__THE EXERCISE__
Without the pictures, write out all the lines below exactly as they appear.

__RAW DATA__
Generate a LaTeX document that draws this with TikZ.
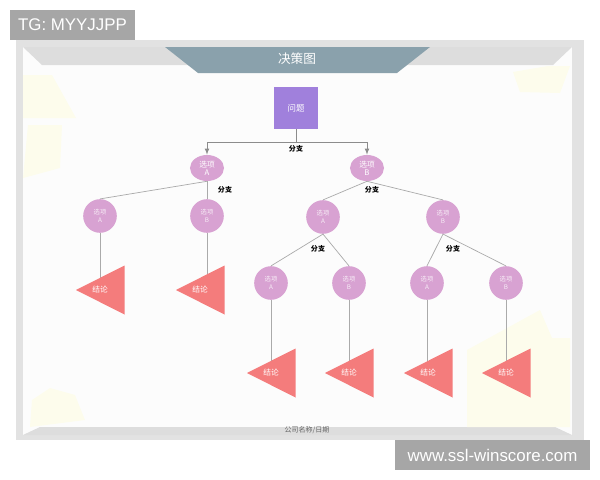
\documentclass[tikz,border=0pt]{standalone}
\usepackage{fontspec}
\setmainfont{Noto Sans CJK SC}
\newfontfamily\markfont{Liberation Sans}
\usetikzlibrary{calc}
\usetikzlibrary{shapes.geometric}
\tikzset{>=latex}

\definecolor{framegray}{RGB}{226,226,226}
\definecolor{bandgray}{RGB}{221,221,221}
\definecolor{paper}{RGB}{252,252,252}
\definecolor{titleslate}{RGB}{138,161,172}
\definecolor{qpurple}{RGB}{160,128,220}
\definecolor{optpink}{RGB}{216,162,210}
\definecolor{conred}{RGB}{244,124,124}
\definecolor{linegray}{RGB}{170,170,170}
\definecolor{decoyellow}{RGB}{253,252,236}
\definecolor{markgray}{RGB}{166,166,166}

\tikzset{
  question/.style={rectangle,fill=qpurple,minimum width=1.075cm,
    minimum height=1.05cm,inner sep=0pt,text=white,
    font=\fontsize{6}{7}\selectfont},
  optfirst/.style={ellipse,fill=optpink,minimum width=0.85cm,
    minimum height=0.65cm,inner sep=0pt,text=white,align=center,
    font=\fontsize{5.5}{6}\selectfont},
  option/.style={circle,fill=optpink,minimum size=0.84cm,inner sep=0pt,
    text=white!80!optpink,align=center,font=\fontsize{4.5}{5.5}\selectfont},
  concl/.style={text=white,inner sep=0pt,font=\fontsize{5.5}{6}\selectfont},
  branch/.style={inner sep=0pt,font=\bfseries\fontsize{5}{6}\selectfont},
  link/.style={draw=linegray,line width=0.5pt},
  watermark/.style={fill=markgray,text=white,minimum height=0.75cm,
    inner sep=0pt,font=\markfont\fontsize{12}{12}\selectfont}
}

\begin{document}
\begin{tikzpicture}[x=0.025cm,y=-0.025cm]
    \useasboundingbox (0,0) rectangle (600,480);

    % frame and bands
    \fill [framegray] (16,40) rectangle (584,440);
    \fill [paper] (23,47) rectangle (572,435);
    \fill [bandgray] (23,47) -- (572,47) -- (553,65) -- (42,65) -- cycle;
    \fill [bandgray] (23,435) -- (40,427) -- (555,427) -- (572,435) -- cycle;

    % faint background shapes
    \fill [decoyellow] (23,75) -- (52,75) -- (76,118) -- (23,118) -- cycle;
    \fill [decoyellow] (28,125) -- (62,125) -- (60,168) -- (23,178) -- cycle;
    \fill [decoyellow] (513,72) -- (548,66) -- (570,66) -- (560,93) -- (520,92) -- cycle;
    \fill [decoyellow] (32,400) -- (50,388) -- (75,395) -- (85,420) -- (30,427) -- cycle;
    \fill [decoyellow] (467,350) -- (540,310) -- (552,338) -- (570,338)
      -- (570,427) -- (467,427) -- cycle;

    % title
    \fill [titleslate] (165,47) -- (430,47) -- (397,73) -- (198,73) -- cycle;
    \node [text=white,font=\fontsize{9}{10}\selectfont] (title) at (297,59) {决策图};
    \node [text=black!60,font=\fontsize{5}{6}\selectfont] (footer) at (307,430) {公司名称/日期};

    % tree nodes
    \node [question] (q) at (296,108) {问题};

    \node [optfirst] (a) at (207,168) {选项\\A};
    \node [optfirst] (b) at (367,168) {选项\\B};

    \node [option] (aa) at (100,216) {选项\\A};
    \node [option] (ab) at (207,216) {选项\\B};
    \node [option] (ba) at (323,217) {选项\\A};
    \node [option] (bb) at (443,217) {选项\\B};

    \node [option] (baa) at (271,283) {选项\\A};
    \node [option] (bab) at (349,283) {选项\\B};
    \node [option] (bba) at (427,283) {选项\\A};
    \node [option] (bbb) at (506,283) {选项\\B};

    \coordinate (taa) at (100,290);
    \coordinate (tab) at (200,290);
    \coordinate (tbaa) at (271,373);
    \coordinate (tbab) at (349,373);
    \coordinate (tbba) at (428,373);
    \coordinate (tbbb) at (506,373);

    % connectors
    \coordinate (qj) at (296,142);
    \draw [link,draw=black!45] (q) -- (qj);
    \draw [link,draw=black!45,->] (qj) -| (a);
    \draw [link,draw=black!45,->] (qj) -| (b);

    \draw [link] (a.south) -- (aa.north);
    \draw [link] (a.south) -- (ab.north);
    \draw [link] (b.south) -- (ba.north);
    \draw [link] (b.south) -- (bb.north);
    \draw [link] (ba.south) -- (baa.north);
    \draw [link] (ba.south) -- (bab.north);
    \draw [link] (bb.south) -- (bba.north);
    \draw [link] (bb.south) -- (bbb.north);

    \draw [link] (aa.south) -- (aa.south |- taa);
    \draw [link] (ab.south) -- (ab.south |- tab);
    \draw [link] (baa.south) -- (baa.south |- tbaa);
    \draw [link] (bab.south) -- (bab.south |- tbab);
    \draw [link] (bba.south) -- (bba.south |- tbba);
    \draw [link] (bbb.south) -- (bbb.south |- tbbb);

    % conclusions
    \foreach \t in {taa,tab,tbaa,tbab,tbba,tbbb} {
      \fill [conred] ($(\t)+(-24,0)$) -- ($(\t)+(24.5,-24.5)$)
        -- ($(\t)+(24.5,24.5)$) -- cycle;
      \node [concl] (l\t) at (\t) {结论};
    }

    % branch labels
    \node [branch] (lq) at (296,149) {分支};
    \node [branch] (la) at (225,190) {分支};
    \node [branch] (lb) at (372,190) {分支};
    \node [branch] (lba) at (318,249) {分支};
    \node [branch] (lbb) at (453,249) {分支};

    % watermarks
    \node [watermark,minimum width=3.125cm] (tg) at (72.5,25) {TG: MYYJJPP};
    \node [watermark,minimum width=4.875cm] (site) at (492.5,455) {www.ssl-winscore.com};
\end{tikzpicture}
\end{document}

__TASK OUTPUT__
Generate a LaTeX document that draws this with TikZ.
\documentclass[tikz,border=0pt]{standalone}
\usepackage{fontspec}
\setmainfont{Noto Sans CJK SC}
\newfontfamily\markfont{Liberation Sans}
\usetikzlibrary{calc}
\usetikzlibrary{shapes.geometric}
\tikzset{>=latex}

\definecolor{framegray}{RGB}{226,226,226}
\definecolor{bandgray}{RGB}{221,221,221}
\definecolor{paper}{RGB}{252,252,252}
\definecolor{titleslate}{RGB}{138,161,172}
\definecolor{qpurple}{RGB}{160,128,220}
\definecolor{optpink}{RGB}{216,162,210}
\definecolor{conred}{RGB}{244,124,124}
\definecolor{linegray}{RGB}{170,170,170}
\definecolor{decoyellow}{RGB}{253,252,236}
\definecolor{markgray}{RGB}{166,166,166}

\tikzset{
  question/.style={rectangle,fill=qpurple,minimum width=1.075cm,
    minimum height=1.05cm,inner sep=0pt,text=white,
    font=\fontsize{6}{7}\selectfont},
  optfirst/.style={ellipse,fill=optpink,minimum width=0.85cm,
    minimum height=0.65cm,inner sep=0pt,text=white,align=center,
    font=\fontsize{5.5}{6}\selectfont},
  option/.style={circle,fill=optpink,minimum size=0.84cm,inner sep=0pt,
    text=white!80!optpink,align=center,font=\fontsize{4.5}{5.5}\selectfont},
  concl/.style={text=white,inner sep=0pt,font=\fontsize{5.5}{6}\selectfont},
  branch/.style={inner sep=0pt,font=\bfseries\fontsize{5}{6}\selectfont},
  link/.style={draw=linegray,line width=0.5pt},
  watermark/.style={fill=markgray,text=white,minimum height=0.75cm,
    inner sep=0pt,font=\markfont\fontsize{12}{12}\selectfont}
}

\begin{document}
\begin{tikzpicture}[x=0.025cm,y=-0.025cm]
    \useasboundingbox (0,0) rectangle (600,480);

    % frame and bands
    \fill [framegray] (16,40) rectangle (584,440);
    \fill [paper] (23,47) rectangle (572,435);
    \fill [bandgray] (23,47) -- (572,47) -- (553,65) -- (42,65) -- cycle;
    \fill [bandgray] (23,435) -- (40,427) -- (555,427) -- (572,435) -- cycle;

    % faint background shapes
    \fill [decoyellow] (23,75) -- (52,75) -- (76,118) -- (23,118) -- cycle;
    \fill [decoyellow] (28,125) -- (62,125) -- (60,168) -- (23,178) -- cycle;
    \fill [decoyellow] (513,72) -- (548,66) -- (570,66) -- (560,93) -- (520,92) -- cycle;
    \fill [decoyellow] (32,400) -- (50,388) -- (75,395) -- (85,420) -- (30,427) -- cycle;
    \fill [decoyellow] (467,350) -- (540,310) -- (552,338) -- (570,338)
      -- (570,427) -- (467,427) -- cycle;

    % title
    \fill [titleslate] (165,47) -- (430,47) -- (397,73) -- (198,73) -- cycle;
    \node [text=white,font=\fontsize{9}{10}\selectfont] (title) at (297,59) {决策图};
    \node [text=black!60,font=\fontsize{5}{6}\selectfont] (footer) at (307,430) {公司名称/日期};

    % tree nodes
    \node [question] (q) at (296,108) {问题};

    \node [optfirst] (a) at (207,168) {选项\\A};
    \node [optfirst] (b) at (367,168) {选项\\B};

    \node [option] (aa) at (100,216) {选项\\A};
    \node [option] (ab) at (207,216) {选项\\B};
    \node [option] (ba) at (323,217) {选项\\A};
    \node [option] (bb) at (443,217) {选项\\B};

    \node [option] (baa) at (271,283) {选项\\A};
    \node [option] (bab) at (349,283) {选项\\B};
    \node [option] (bba) at (427,283) {选项\\A};
    \node [option] (bbb) at (506,283) {选项\\B};

    \coordinate (taa) at (100,290);
    \coordinate (tab) at (200,290);
    \coordinate (tbaa) at (271,373);
    \coordinate (tbab) at (349,373);
    \coordinate (tbba) at (428,373);
    \coordinate (tbbb) at (506,373);

    % connectors
    \coordinate (qj) at (296,142);
    \draw [link,draw=black!45] (q) -- (qj);
    \draw [link,draw=black!45,->] (qj) -| (a);
    \draw [link,draw=black!45,->] (qj) -| (b);

    \draw [link] (a.south) -- (aa.north);
    \draw [link] (a.south) -- (ab.north);
    \draw [link] (b.south) -- (ba.north);
    \draw [link] (b.south) -- (bb.north);
    \draw [link] (ba.south) -- (baa.north);
    \draw [link] (ba.south) -- (bab.north);
    \draw [link] (bb.south) -- (bba.north);
    \draw [link] (bb.south) -- (bbb.north);

    \draw [link] (aa.south) -- (aa.south |- taa);
    \draw [link] (ab.south) -- (ab.south |- tab);
    \draw [link] (baa.south) -- (baa.south |- tbaa);
    \draw [link] (bab.south) -- (bab.south |- tbab);
    \draw [link] (bba.south) -- (bba.south |- tbba);
    \draw [link] (bbb.south) -- (bbb.south |- tbbb);

    % conclusions
    \foreach \t in {taa,tab,tbaa,tbab,tbba,tbbb} {
      \fill [conred] ($(\t)+(-24,0)$) -- ($(\t)+(24.5,-24.5)$)
        -- ($(\t)+(24.5,24.5)$) -- cycle;
      \node [concl] (l\t) at (\t) {结论};
    }

    % branch labels
    \node [branch] (lq) at (296,149) {分支};
    \node [branch] (la) at (225,190) {分支};
    \node [branch] (lb) at (372,190) {分支};
    \node [branch] (lba) at (318,249) {分支};
    \node [branch] (lbb) at (453,249) {分支};

    % watermarks
    \node [watermark,minimum width=3.125cm] (tg) at (72.5,25) {TG: MYYJJPP};
    \node [watermark,minimum width=4.875cm] (site) at (492.5,455) {www.ssl-winscore.com};
\end{tikzpicture}
\end{document}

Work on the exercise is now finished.